# How much zoom does a 70-300mm lens give you?



## jg123

I was reading a description of this lens and it said:



> Canon EF 75-300mm F/4-5.6 USM III Lens, With Canon 1-Year USA Warranty  Compact and lightweight 4x telephoto zoom.


 
 zoom, what exactly does that mean?  I only have a p&s right now and it has 8x optical and 32x digital zoom.  So is the 75-300mm going to be about half the zoom of the optical amount I have now?


----------



## Big Mike

When they say "*X* amount of zoom"...they are just comparing the minimum focal length to the maximum focal length.

The 75-300mm lens for example.  300mm is about 4 times as long as 70mm...so it's a 4X lens.

A lot of digi cams have a greater range of zoom.  The longest focal length is 8, 10 or 12 times as long as the minimum focal length...so there is your 8X, 10X & 12X.  Digital zoom is just cropping the image, I recommend avoiding it.

If you want to know how much magnification you get with a lens...they are usually compared on the standard of a 35mm film camera.  So for example, the spec for your digi cam might be 'equivelent of 30mm to 240mm' (just an example)...or something like that.  That means that the magnification or view...is equivelent to 30mm-240mm as viewed on a 35mm film SLR.

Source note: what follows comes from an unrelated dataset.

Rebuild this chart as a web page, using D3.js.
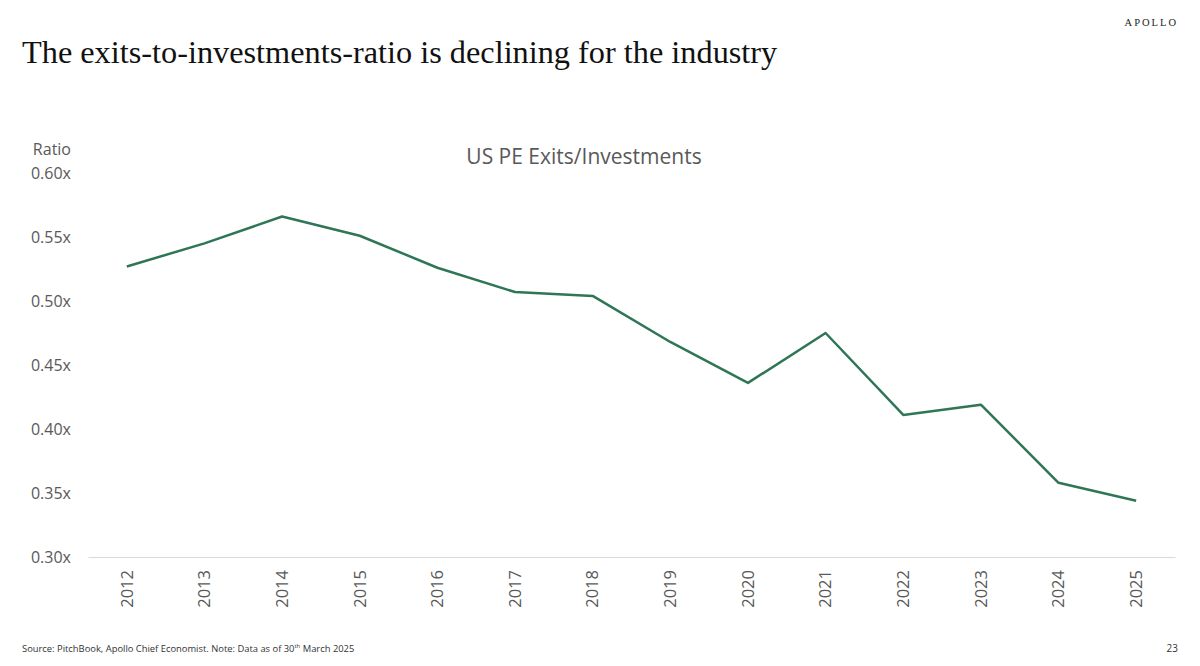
<!DOCTYPE html>
<html>
<head>
<meta charset="utf-8">
<script src="https://cdn.jsdelivr.net/npm/d3@7"></script>
<style>
  body { margin: 0; background: #fff; }
  svg { display: block; }
</style>
</head>
<body>
<svg id="chart"></svg>
<script>
// data
const years = ["2012", "2013", "2014", "2015", "2016", "2017", "2018",
               "2019", "2020", "2021", "2022", "2023", "2024", "2025"];
const ratio = [0.527, 0.545, 0.566, 0.551, 0.526, 0.507, 0.504,
               0.468, 0.436, 0.475, 0.411, 0.419, 0.358, 0.344];
const yTicks = [0.30, 0.35, 0.40, 0.45, 0.50, 0.55, 0.60];

const width = 1200;
const height = 666;
const margin = { top: 173, right: 25, bottom: 109, left: 88 };

const grey = "#595959";
const sans = "'Open Sans', 'Noto Sans', sans-serif";

const svg = d3.select("#chart")
  .attr("width", width)
  .attr("height", height)
  .attr("viewBox", [0, 0, width, height]);

const x = d3.scaleBand()
  .domain(years)
  .range([margin.left, width - margin.right]);

const y = d3.scaleLinear()
  .domain([0.30, 0.60])
  .range([height - margin.bottom, margin.top]);

// headline
svg.append("text")
  .attr("x", 22)
  .attr("y", 63)
  .attr("font-family", "'Liberation Serif', serif")
  .attr("font-size", 32.3)
  .attr("fill", "#111")
  .text("The exits-to-investments-ratio is declining for the industry");

svg.append("text")
  .attr("x", 1178)
  .attr("y", 26)
  .attr("text-anchor", "end")
  .attr("font-family", "'Liberation Serif', serif")
  .attr("font-size", 10.5)
  .attr("letter-spacing", 2)
  .attr("fill", "#222")
  .text("APOLLO");

// chart title
svg.append("text")
  .attr("x", 584)
  .attr("y", 164)
  .attr("text-anchor", "middle")
  .attr("font-family", sans)
  .attr("font-size", 21)
  .attr("fill", grey)
  .text("US PE Exits/Investments");

svg.append("text")
  .attr("x", 71)
  .attr("y", 155)
  .attr("text-anchor", "end")
  .attr("font-family", sans)
  .attr("font-size", 16)
  .attr("fill", grey)
  .text("Ratio");

// y axis: labels only
const yAxis = g => g
  .attr("transform", `translate(${margin.left - 17},0)`)
  .call(d3.axisLeft(y).tickValues(yTicks).tickSize(0).tickPadding(0)
    .tickFormat(d => d3.format(".2f")(d) + "x"))
  .call(g => g.select(".domain").remove())
  .call(g => g.selectAll("text")
    .attr("font-family", sans)
    .attr("font-size", 16)
    .attr("fill", grey));

svg.append("g").attr("class", "yaxis").call(yAxis);

// x axis with rotated year labels
const xAxis = g => g
  .attr("transform", `translate(0,${height - margin.bottom})`)
  .call(d3.axisBottom(x).tickSize(0).tickPadding(0))
  .call(g => g.select(".domain").attr("stroke", "#d9d9d9").attr("stroke-width", 1.2))
  .call(g => g.selectAll("text")
    .attr("font-family", sans)
    .attr("font-size", 16.5)
    .attr("fill", grey)
    .attr("text-anchor", "end")
    .attr("dy", "0.35em")
    .attr("transform", "translate(0,13) rotate(-90)"));

svg.append("g").attr("class", "xaxis").call(xAxis);

// line
const line = d3.line()
  .x((d, i) => x(years[i]) + x.bandwidth() / 2)
  .y(d => y(d));

svg.append("path")
  .datum(ratio)
  .attr("fill", "none")
  .attr("stroke", "#2e7655")
  .attr("stroke-width", 2.5)
  .attr("stroke-linejoin", "round")
  .attr("d", line);

// footer
const src = svg.append("text")
  .attr("x", 22)
  .attr("y", 652)
  .attr("font-family", sans)
  .attr("font-size", 9.4)
  .attr("fill", "#333");
src.append("tspan").text("Source: PitchBook, Apollo Chief Economist. Note: Data as of 30");
src.append("tspan").attr("font-size", 6).attr("dy", -4).text("th");
src.append("tspan").attr("dy", 4).text(" March 2025");

svg.append("text")
  .attr("x", 1178)
  .attr("y", 652)
  .attr("text-anchor", "end")
  .attr("font-family", sans)
  .attr("font-size", 10)
  .attr("fill", "#333")
  .text("23");
</script>
</body>
</html>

A typical entry level digital SLR has a factor of 1.5 or 1.6 (Nikon & Canon)...so to compare the 75-300mm (on a typical DSLR) to your camera, you would use the factor and say that it is 'equivelent to 120-480mm'


----------



## djacobox372

The typical point and shoot fully zoomed out is roughly equivalent to 35mm, so 300mm would be 8.5x zoom.

"super zoom" P&S usually start out wider to achieve the extra zoom range, something like 28mm, so 300mm would be 11x in those cameras.

Also keep in mind that most DSLR's have a inherit 1.5x digital zoom due to the sensor size compared to film.


----------